North Thoresby’s last ever 1940s event took place over two days over the August bank holiday weekend – with over 6,000 people turning up to enjoy the fun on the Sunday.
The weekend featured terrific entertainment from Caron and Steve Mason of 52nd Street Jump/Lindy Hop club who, together with singers Hudson Lewis and GI Jill provided high-kicking entertainment to packed crowds, sitting around the lovely setting of the Square.
The 1940s event chairman Ian Wright explained how the popular annual festival had gone from strength to strength since it began 12 years ago, but that it was now time to draw to a close.
Ian said: “The weather was a great help, given our unsettled summer, and the event’s reputation has spread - attracting bigger audiences each year , and trebling over three years from the 2,000 a day to nearer 6,000 on the Sunday this year – with slightly fewer on the Monday. We’ve gone from one car park in 2017 to three car parks this year.

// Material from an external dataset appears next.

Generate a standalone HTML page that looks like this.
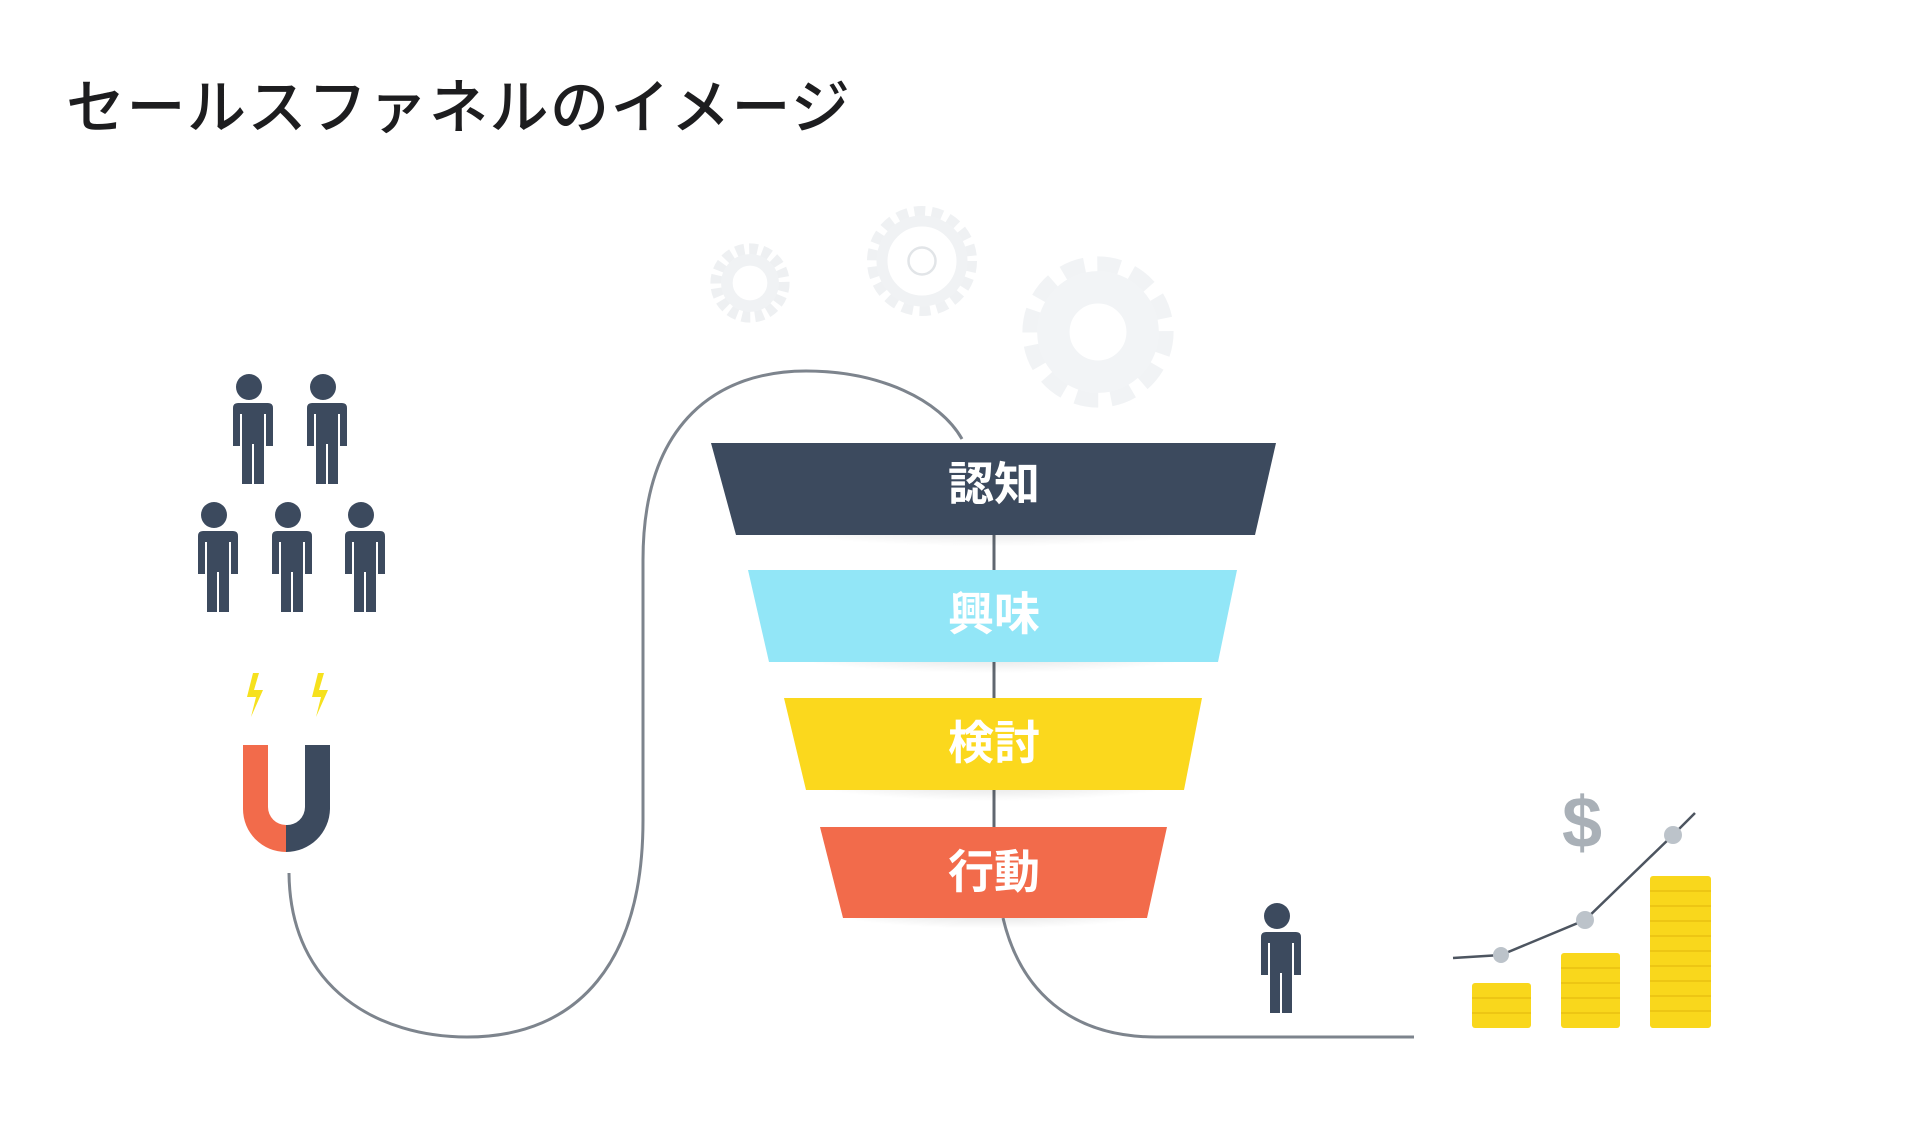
<!DOCTYPE html>
<html><head><meta charset="utf-8"><style>
html,body{margin:0;padding:0;background:#fff;}
body{width:1920px;height:1147px;overflow:hidden;position:relative;font-family:"Liberation Sans","Noto Sans CJK JP",sans-serif;}
.t{position:absolute;left:66px;top:60px;font-size:59px;font-weight:500;color:#1d1d1f;letter-spacing:1.5px;white-space:nowrap;}
</style></head><body>
<div class="t">セールスファネルのイメージ</div>
<svg width="1920" height="1147" style="position:absolute;left:0;top:0">
<defs>
<g id="p"><circle cx="0" cy="0" r="13" fill="#3c4a5e"/><path d="M-19 16 h38 q5 0 5 5 v38 h-7 v-32 h-2 v70 h-10 v-40 h-2 v40 h-10 v-70 h-2 v32 h-7 v-38 q0-5 5-5z" fill="#3c4a5e"/></g>
<radialGradient id="sh" cx="0.5" cy="0" r="0.6"><stop offset="0" stop-color="#000" stop-opacity="0.16"/><stop offset="1" stop-color="#000" stop-opacity="0"/></radialGradient>
</defs>
<!-- gears -->
<g transform="translate(750,283) scale(33)"><circle r="1" fill="none" stroke="#eef0f2" stroke-width="0.4" stroke-dasharray="0.25 0.14"/><circle r="0.7" fill="none" stroke="#f0f2f4" stroke-width="0.35"/></g>
<g transform="translate(922,261) scale(50)"><circle r="1" fill="none" stroke="#eff1f3" stroke-width="0.2" stroke-dasharray="0.22 0.13"/><circle r="0.8" fill="none" stroke="#f0f2f4" stroke-width="0.22"/><circle r="0.27" fill="none" stroke="#e2e5e8" stroke-width="0.05"/></g>
<g transform="translate(1098,332) scale(72)"><circle r="0.9" fill="none" stroke="#f1f3f5" stroke-width="0.3" stroke-dasharray="0.3 0.17"/><circle r="0.62" fill="none" stroke="#f2f4f6" stroke-width="0.45"/></g>
<!-- curve -->
<path d="M289 873 C290 990 380 1037 467 1037 C580 1037 643 960 643 820 L643 560 C643 420 720 371 806 371 C880 371 940 400 962 439" fill="none" stroke="#7d848d" stroke-width="3"/>
<line x1="994" y1="535" x2="994" y2="827" stroke="#606770" stroke-width="3"/>
<path d="M1003 918 C1020 990 1070 1037 1156 1037 L1414 1037" fill="none" stroke="#7d848d" stroke-width="3"/>
<!-- shadows -->
<ellipse cx="994" cy="542" rx="210" ry="22" fill="url(#sh)"/>
<ellipse cx="994" cy="669" rx="190" ry="20" fill="url(#sh)"/>
<ellipse cx="994" cy="797" rx="170" ry="20" fill="url(#sh)"/>
<ellipse cx="994" cy="925" rx="150" ry="18" fill="url(#sh)"/>
<!-- funnel -->
<polygon points="711,443 1276,443 1255,535 736,535" fill="#3c4a5e"/>
<polygon points="748,570 1237,570 1218,662 769,662" fill="#92e6f7"/>
<polygon points="784,698 1202,698 1184,790 806,790" fill="#fbd81d"/>
<polygon points="820,827 1167,827 1147,918 843,918" fill="#f26b4b"/>
<g font-family="'Liberation Sans','Noto Sans CJK JP',sans-serif" font-weight="bold" font-size="46" fill="#fff" text-anchor="middle">
<text x="994" y="500">認知</text>
<text x="994" y="630">興味</text>
<text x="994" y="759">検討</text>
<text x="994" y="888">行動</text>
</g>
<!-- people -->
<use href="#p" x="249" y="387"/><use href="#p" x="323" y="387"/>
<use href="#p" x="214" y="515"/><use href="#p" x="288" y="515"/><use href="#p" x="361" y="515"/>
<use href="#p" x="1277" y="916"/>
<!-- lightning -->
<path d="M253 673 L247 697 L256 697 L251 717 L263 690 L254 690 L259 673z" fill="#f6e11d"/>
<path d="M318 673 L312 697 L321 697 L316 717 L328 690 L319 690 L324 673z" fill="#f6e11d"/>
<!-- magnet -->
<path d="M243 745 h25 v62 a18 18 0 0 0 18 18 v27 a43 43 0 0 1 -43 -43z" fill="#f26b4b"/>
<path d="M330 745 h-25 v62 a18 18 0 0 1 -19 18 v27 a44 44 0 0 0 44 -43z" fill="#3c4a5e"/>
<!-- coins -->
<g fill="#f9d71c">
<rect x="1472" y="983" width="59" height="45" rx="3"/>
<rect x="1561" y="953" width="59" height="75" rx="3"/>
<rect x="1650" y="876" width="61" height="152" rx="3"/>
</g>
<g stroke="#e3b80e" stroke-width="1.5" opacity="0.7">
<path d="M1472 998h59M1472 1013h59M1561 968h59M1561 983h59M1561 998h59M1561 1013h59"/>
<path d="M1650 891h61M1650 906h61M1650 921h61M1650 936h61M1650 951h61M1650 966h61M1650 981h61M1650 996h61M1650 1011h61"/>
</g>
<polyline points="1453,958 1501,955 1585,920 1673,835 1695,813" fill="none" stroke="#4d5560" stroke-width="2.5"/>
<g fill="#bcc3ca"><circle cx="1501" cy="955" r="8"/><circle cx="1585" cy="920" r="9"/><circle cx="1673" cy="835" r="9"/></g>
<text x="1582" y="847" font-family="'Liberation Sans',sans-serif" font-weight="bold" font-size="72" fill="#a9b0b7" text-anchor="middle">$</text>
</svg>
</body></html>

“This was a very successful event in every aspect. A terrific atmosphere, with people simply enjoying themselves – England at its best.
“The fact that it is the final event we intend to run added to the sense of occasion and to many expressions of thanks from the public which we much appreciate.”
Ian added that it the event went out on a high, and at the right time as: ‘everything runs its course at some point’.
He continued: “The key point about the event is the number and variety of things on offer for the whole family.
“Another important factor is it’s the setting in an English village. It has a clear identity and a distinctive character - intimate and historic. It has become a firm favourite of the 1940s enthusiasts and on the event calendar – we are constantly told by visitors that this is their favourite event.
“I would also like to thank the current committee, a marvellous group. Our achievements are as a close-knit and supportive group of friends. In addition, dozens and dozens of volunteers make the event possible – stewarding and helping in the extensive physical work of organising the site and setting it up and taking it down.”
Ian also thanked the cricketers for organising the car parking; the ‘marvellous ladies and gentleman’ in the village Navy, Army and Air Force Institutes (NAAFI); the activities put on at the two historic churches; the villagers who run steam engine rides and the steam organ at the event; the vast number of cakes baked by villagers to be sold in the NAAFI; sponsors Prestige Auctions of Grimsby; Cleethorpes and Grimsby Rotary Clubs for their support; and all of the stallholders, food outlets and attractions for their participation.
Ian said: “Over the 12 years, hundreds of villagers have been involved in one form or another – many for all 12 years.
“I would like to acknowledge the contribution of those who have led the event and all those who have played their part.
“We all follow in the footsteps of those who have gone before in bringing people together.
“Finally, many thanks to the 1940s enthusiasts and the general public for being our partners in such a lovely occasion.”
• Why has the committee decided to stop running the 1940s event?
Ian explained: “The objectives of the group running the event - and much more in the village - are to enhance village life and individual well-being in the village and locality. We wish to continue to build on the concept of community - people carving out a collective identity, individuals and community groups working and relaxing together.
“By organising social, recreational, and cultural events and activities we aim to entertain, educate and encourage participation in the community, for all generations. We raise and distribute funds, including applying for grants, to support and work alongside village organisations, clubs, institutions and groups in their activities in the community, to contribute to improvements in village amenities and facilities and to contribute to good causes and charities.
“Organising the 1940s Event has been part of our activities and has enabled us to establish - and finance - a whole range of ‘spin-off’ activities and events but we feel that it has now run its course.
“Essentially, our decision is based on the view that our efforts are best based on smaller scale village-focused events and activities which are much more easily managed, much less time-consuming, which do not involve extensive expense nor the risks based on unpredictability of the weather and the inherent issues involved in being responsible for what has become a significant public event - i.e. a vast amount of bureaucracy and detailed management.
“We have risen to these challenges and - as a team and a community - we are justly proud of what we have achieved - but our prime concern is not to run a 1940s Event for the public but to continually help build a community and generate involvement in community life - alongside the great work done by other groups in the village.
“Having analysed our priorities, we simply feel that organising an event on the scale that it has become, is not the best fit for our objectives.”